I was surprised to learn that Haiti now has a more advanced mobile banking system than we do in the United States. Developing countries without an investment in old technology can sometimes leap ahead of the developed world simply by adopting the newest technology from scratch. This may also be the case when it comes to urban planning and a country’s national response to climate change. Over the last year, I have been following developments in Latin America, where I have colleagues working on projects, and am surprised to find how updated local planning concepts have become with the latest U.S. trends in sustainability.
For example, recently a friend developing a beachside community in Ecuador sent me the community’s 2020 Vision statement, which included a strong focus on blending employment with residential development, education, public transportation, and urban agriculture. One advantage, Ecuadorians have felt the effects of climate change, and the full political spectrum, from far right to extreme left, concurs with the importance of crafting a response.
According to a recent report by the Inter-American Development Bank, by 2050 the world’s expected temperature rise of about 3.6 degrees Fahrenheit will cost Latin America more than $100 billion annually in lost agricultural production. Because of this direct and severe impact, Latin America and the Caribbean, which contribute only 11 percent of the world’s greenhouse gas emissions, according to the bank, have become leaders in efforts to curb global warming. About 95 percent of major Latin American cities are planning for climate change, according to a June 2012 survey by the Department of Urban Studies and Planning at the Massachusetts Institute of Technology (MIT). In the United States, only 59 percent of major cities are making similar efforts, the survey showed.
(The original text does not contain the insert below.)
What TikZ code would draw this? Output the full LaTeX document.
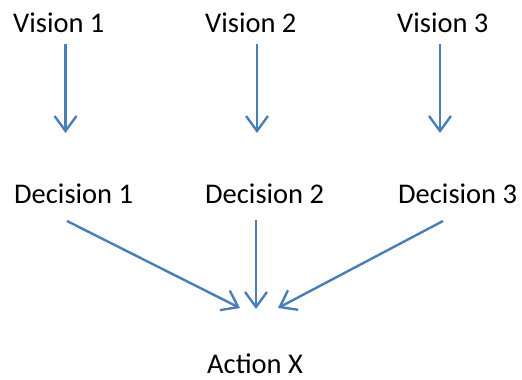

In Ecuador, a 2008 constitutional amendment (PDF) summarizes the country’s commitment in article 414, which established that: The state will adopt appropriate and cross-cutting measures for the mitigation of climate change, through the limitation of emissions of greenhouse gases, deforestation, and atmosphere contamination; at the same time, it will apply measures for the conservation of forests and vegetation, and will protect the population in risk. Are we ready for a constitutional amendment on climate change? Hardly.
MIT recently published a report profiling the Ecuadorian capital Quito as a world leader in response to climate change, stating, “The cities that are most active in preparing for climate change are not necessarily the biggest or wealthiest. Instead, they are often places buffeted by natural disasters and increasing changes in temperature or rainfall. In places where the climate seems to be a growing threat to human lives, resources and urban infrastructure, local officials have been working with scientists, conducting assessments and examining which new measures may best prepare them for the future.”
It may be time we turn our eyes south for inspiration. For one, Latin American governments have created a governmental culture in response to the overall threat, and specific actions of climate change such that individual municipal departments have embraced specific roles. As the municipal plans my developer friend forwarded me show, climate change now presents a “new hurdle for urban planners in any part of the world: the need to start using scientific projections to understand the potentially novel impact of global warming,” said JoAnn Carmin, an associate professor in MIT’s Department of Urban Studies and Planning and lead author of the “Progress and Challenges in Urban Climate Adaptation Planning.”
Admittedly, without international support and large budgets, the available response remains limited in developing countries, but the intention to grapple with this problem today, rather than defer action, may put the developing world ahead of industrial powerhouses like the United States with large investments in older technology and antiquated thinking.